Instructions to follow:
Write out all the lines again, precisely as they stand, but without the images.

Source excerpt:
______

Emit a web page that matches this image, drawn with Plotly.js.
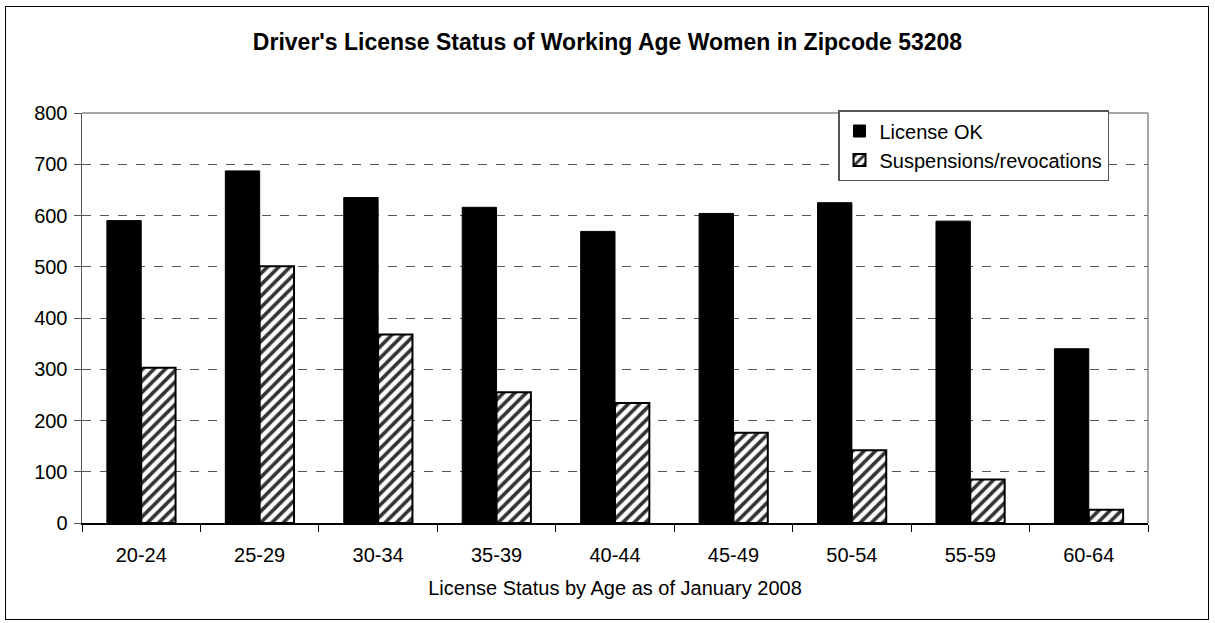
<!DOCTYPE html>
<html>
<head>
<meta charset="utf-8">
<script src="https://cdn.plot.ly/plotly-3.0.1.min.js"></script>
<style>
  html, body { margin: 0; padding: 0; background: #fff; }
  #wrap { position: relative; width: 1215px; height: 623px; }
  #chart { width: 1215px; height: 623px; }
  #frame { position: absolute; left: 5px; top: 6px; width: 1202px; height: 612px;
           border: 1.5px solid #000; pointer-events: none; }
</style>
</head>
<body>
<div id="wrap">
  <div id="chart"></div>
  <div id="frame"></div>
</div>
<script>
const categories = ["20-24", "25-29", "30-34", "35-39", "40-44", "45-49", "50-54", "55-59", "60-64"];
const licenseOK = [590, 687, 635, 616, 569, 604, 625, 589, 340];
const suspensions = [303, 501, 368, 255, 234, 176, 142, 85, 26];
const seriesNames = ["License OK", "Suspensions/revocations"];
const yTicks = [0, 100, 200, 300, 400, 500, 600, 700, 800];

const FONT = "Liberation Sans, Arial, Helvetica, sans-serif";

const traces = [
  {
    type: "bar",
    name: seriesNames[0],
    x: categories,
    y: licenseOK,
    legendgroup: "a",
    marker: { color: "#000000", line: { color: "#000000", width: 1 } },
    hoverinfo: "x+y+name"
  },
  {
    type: "bar",
    name: seriesNames[1],
    x: categories,
    y: suspensions,
    legendgroup: "b",
    marker: {
      color: "#ffffff",
      line: { color: "#000000", width: 2 },
      pattern: { shape: "/", fgcolor: "#333333", bgcolor: "#ffffff", size: 8, solidity: 0.45 }
    },
    hoverinfo: "x+y+name"
  }
];

const layout = {
  width: 1215,
  height: 623,
  margin: { l: 82, r: 67, t: 113, b: 100 },
  paper_bgcolor: "#ffffff",
  plot_bgcolor: "#ffffff",
  font: { family: FONT, size: 20, color: "#000000" },
  barmode: "group",
  bargap: 0.42,
  bargroupgap: 0,
  title: {
    text: "<b>Driver's License Status of Working Age Women in Zipcode 53208</b>",
    font: { family: FONT, size: 23, color: "#000000" },
    x: 0.5, xanchor: "center",
    y: 1 - 42 / 623, yanchor: "middle", yref: "container"
  },
  xaxis: {
    type: "category",
    showgrid: false,
    showline: true,
    linecolor: "#000000",
    linewidth: 1.5,
    ticks: "outside",
    tickson: "boundaries",
    ticklen: 7,
    tickcolor: "#000000",
    tickwidth: 1,
    ticklabelstandoff: 13,
    tickfont: { family: FONT, size: 20, color: "#000000" },
    title: {
      text: "License Status by Age as of January 2008",
      font: { family: FONT, size: 20, color: "#000000" },
      standoff: 16
    },
    zeroline: false,
    fixedrange: true
  },
  yaxis: {
    range: [0, 800],
    tickvals: yTicks,
    ticktext: yTicks.map(String),
    showgrid: true,
    gridcolor: "#555555",
    gridwidth: 1,
    griddash: "dash",
    showline: true,
    linecolor: "#555555",
    linewidth: 1.5,
    ticks: "outside",
    ticklen: 7,
    tickcolor: "#555555",
    tickwidth: 1,
    ticklabelstandoff: 2,
    tickfont: { family: FONT, size: 20, color: "#000000" },
    zeroline: false,
    fixedrange: true
  },
  shapes: [
    { type: "line", xref: "paper", yref: "paper", x0: 0, x1: 1, y0: 1, y1: 1,
      line: { color: "#888888", width: 1.5 }, layer: "above" },
    { type: "line", xref: "paper", yref: "paper", x0: 1, x1: 1, y0: 0, y1: 1,
      line: { color: "#888888", width: 1.5 }, layer: "above" }
  ],
  legend: {
    x: (1109 - 82) / 1066,
    xanchor: "right",
    y: (523 - 110) / 410,
    yanchor: "top",
    bgcolor: "#ffffff",
    bordercolor: "#555555",
    borderwidth: 1.5,
    font: { family: FONT, size: 20, color: "#000000" },
    traceorder: "grouped",
    tracegroupgap: 0,
    itemwidth: 30
  },
  showlegend: true
};

Plotly.newPlot("chart", traces, layout, { displayModeBar: false, staticPlot: true });
</script>
</body>
</html>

______

Exercise response:
Emit a web page that matches this image, drawn with Plotly.js.
<!DOCTYPE html>
<html>
<head>
<meta charset="utf-8">
<script src="https://cdn.plot.ly/plotly-3.0.1.min.js"></script>
<style>
  html, body { margin: 0; padding: 0; background: #fff; }
  #wrap { position: relative; width: 1215px; height: 623px; }
  #chart { width: 1215px; height: 623px; }
  #frame { position: absolute; left: 5px; top: 6px; width: 1202px; height: 612px;
           border: 1.5px solid #000; pointer-events: none; }
</style>
</head>
<body>
<div id="wrap">
  <div id="chart"></div>
  <div id="frame"></div>
</div>
<script>
const categories = ["20-24", "25-29", "30-34", "35-39", "40-44", "45-49", "50-54", "55-59", "60-64"];
const licenseOK = [590, 687, 635, 616, 569, 604, 625, 589, 340];
const suspensions = [303, 501, 368, 255, 234, 176, 142, 85, 26];
const seriesNames = ["License OK", "Suspensions/revocations"];
const yTicks = [0, 100, 200, 300, 400, 500, 600, 700, 800];

const FONT = "Liberation Sans, Arial, Helvetica, sans-serif";

const traces = [
  {
    type: "bar",
    name: seriesNames[0],
    x: categories,
    y: licenseOK,
    legendgroup: "a",
    marker: { color: "#000000", line: { color: "#000000", width: 1 } },
    hoverinfo: "x+y+name"
  },
  {
    type: "bar",
    name: seriesNames[1],
    x: categories,
    y: suspensions,
    legendgroup: "b",
    marker: {
      color: "#ffffff",
      line: { color: "#000000", width: 2 },
      pattern: { shape: "/", fgcolor: "#333333", bgcolor: "#ffffff", size: 8, solidity: 0.45 }
    },
    hoverinfo: "x+y+name"
  }
];

const layout = {
  width: 1215,
  height: 623,
  margin: { l: 82, r: 67, t: 113, b: 100 },
  paper_bgcolor: "#ffffff",
  plot_bgcolor: "#ffffff",
  font: { family: FONT, size: 20, color: "#000000" },
  barmode: "group",
  bargap: 0.42,
  bargroupgap: 0,
  title: {
    text: "<b>Driver's License Status of Working Age Women in Zipcode 53208</b>",
    font: { family: FONT, size: 23, color: "#000000" },
    x: 0.5, xanchor: "center",
    y: 1 - 42 / 623, yanchor: "middle", yref: "container"
  },
  xaxis: {
    type: "category",
    showgrid: false,
    showline: true,
    linecolor: "#000000",
    linewidth: 1.5,
    ticks: "outside",
    tickson: "boundaries",
    ticklen: 7,
    tickcolor: "#000000",
    tickwidth: 1,
    ticklabelstandoff: 13,
    tickfont: { family: FONT, size: 20, color: "#000000" },
    title: {
      text: "License Status by Age as of January 2008",
      font: { family: FONT, size: 20, color: "#000000" },
      standoff: 16
    },
    zeroline: false,
    fixedrange: true
  },
  yaxis: {
    range: [0, 800],
    tickvals: yTicks,
    ticktext: yTicks.map(String),
    showgrid: true,
    gridcolor: "#555555",
    gridwidth: 1,
    griddash: "dash",
    showline: true,
    linecolor: "#555555",
    linewidth: 1.5,
    ticks: "outside",
    ticklen: 7,
    tickcolor: "#555555",
    tickwidth: 1,
    ticklabelstandoff: 2,
    tickfont: { family: FONT, size: 20, color: "#000000" },
    zeroline: false,
    fixedrange: true
  },
  shapes: [
    { type: "line", xref: "paper", yref: "paper", x0: 0, x1: 1, y0: 1, y1: 1,
      line: { color: "#888888", width: 1.5 }, layer: "above" },
    { type: "line", xref: "paper", yref: "paper", x0: 1, x1: 1, y0: 0, y1: 1,
      line: { color: "#888888", width: 1.5 }, layer: "above" }
  ],
  legend: {
    x: (1109 - 82) / 1066,
    xanchor: "right",
    y: (523 - 110) / 410,
    yanchor: "top",
    bgcolor: "#ffffff",
    bordercolor: "#555555",
    borderwidth: 1.5,
    font: { family: FONT, size: 20, color: "#000000" },
    traceorder: "grouped",
    tracegroupgap: 0,
    itemwidth: 30
  },
  showlegend: true
};

Plotly.newPlot("chart", traces, layout, { displayModeBar: false, staticPlot: true });
</script>
</body>
</html>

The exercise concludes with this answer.